By Randall MellMay 27, 2018, 12:55 am

Stacy Lewis was listening to more than her caddie on her march up the leaderboard Saturday at the Volvik Championship.

Pregnant with her first child, she is listening to her body in a new way these days.

And she could hear a message coming through loud and clear toward the end of her round at Travis Point Country Club in Ann Arbor, Mich.

“The little one was telling me it’s dinnertime,” Lewis said.

Lewis birdied five of the last six holes to shoot 5-under-par 67 and move into position to make a Sunday run at winning her 13th LPGA title. She is two shots behind the leader, Minjee Lee, whose 68 moved her to 12 under overall.

Sunday has the makings of a free for all with 10 players within three shots of the lead.


Full-field scores from the LPGA Volvik Championship


Lewis, 33, is four months pregnant, with her due date Nov. 3. She’s expecting to play just a few more times before putting the clubs away to get ready for the birth. She said she’s likely to make the Marathon Classic in mid-July her last start of the season before returning next year.

Of course, Lewis would relish winning with child.

“I don’t care what limitations I have or what is going on with my body, I want to give myself a chance to win,” she told LPGA.com at the Kingsmill Championship last week.

Lewis claimed an emotional victory with her last title, taking the Cambia Portland Classic late last summer after announcing earlier in the week that she would donate her entire winnings to the Hurricane Harvey relief efforts in her Houston hometown.

A victory Sunday would also come with a lot of emotion.

It’s been an interesting year for Lewis.

There’s been the joy of learning she’s ready to begin the family she has been yearning for, and the struggle to play well after bouncing back from injury.

Lewis missed three cuts in a row before making it into the weekend at the Kingsmill Championship last week. That’s one more cut than she missed cumulatively in the previous six years. In six starts this year, Lewis hasn’t finished among the top 50 yet, but she hasn’t felt right, either.
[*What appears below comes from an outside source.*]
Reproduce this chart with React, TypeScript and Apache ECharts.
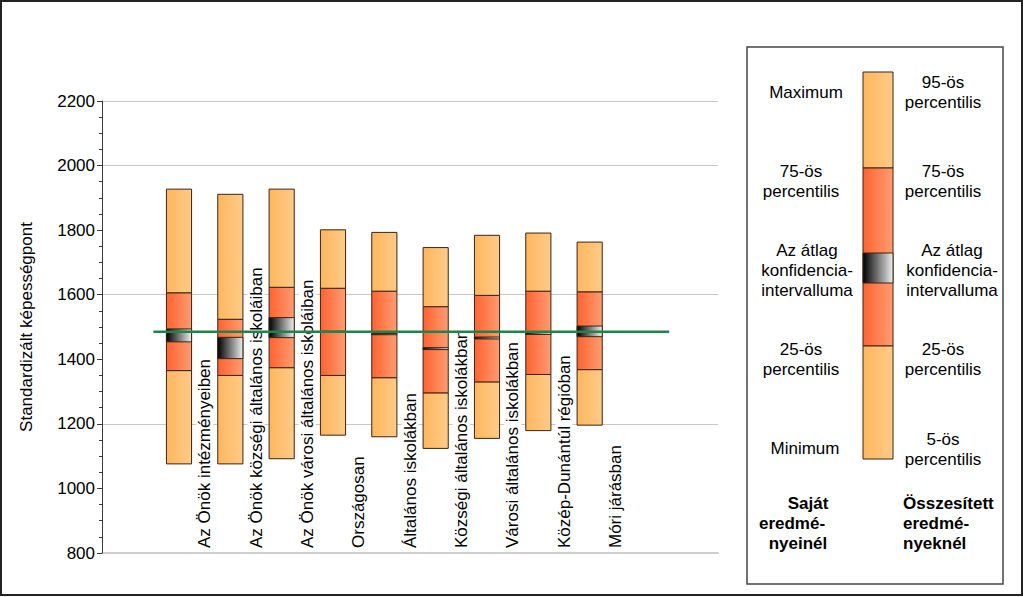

The former world No. 1 didn’t make her second start of 2018 until April, at the year’s first major, the ANA Inspiration. She withdrew from the HSBC Women’s World Championship in late February with a strained right oblique muscle and didn’t play again for a month.

Still, Lewis is finding plenty to get excited about with the baby on the way.

“I kind of had my first Mother’s Day,” Lewis told LPGA.com last week. “It puts golf into perspective. It makes those bad days not seem so bad. It helps me sleep better at night. We are just really excited.”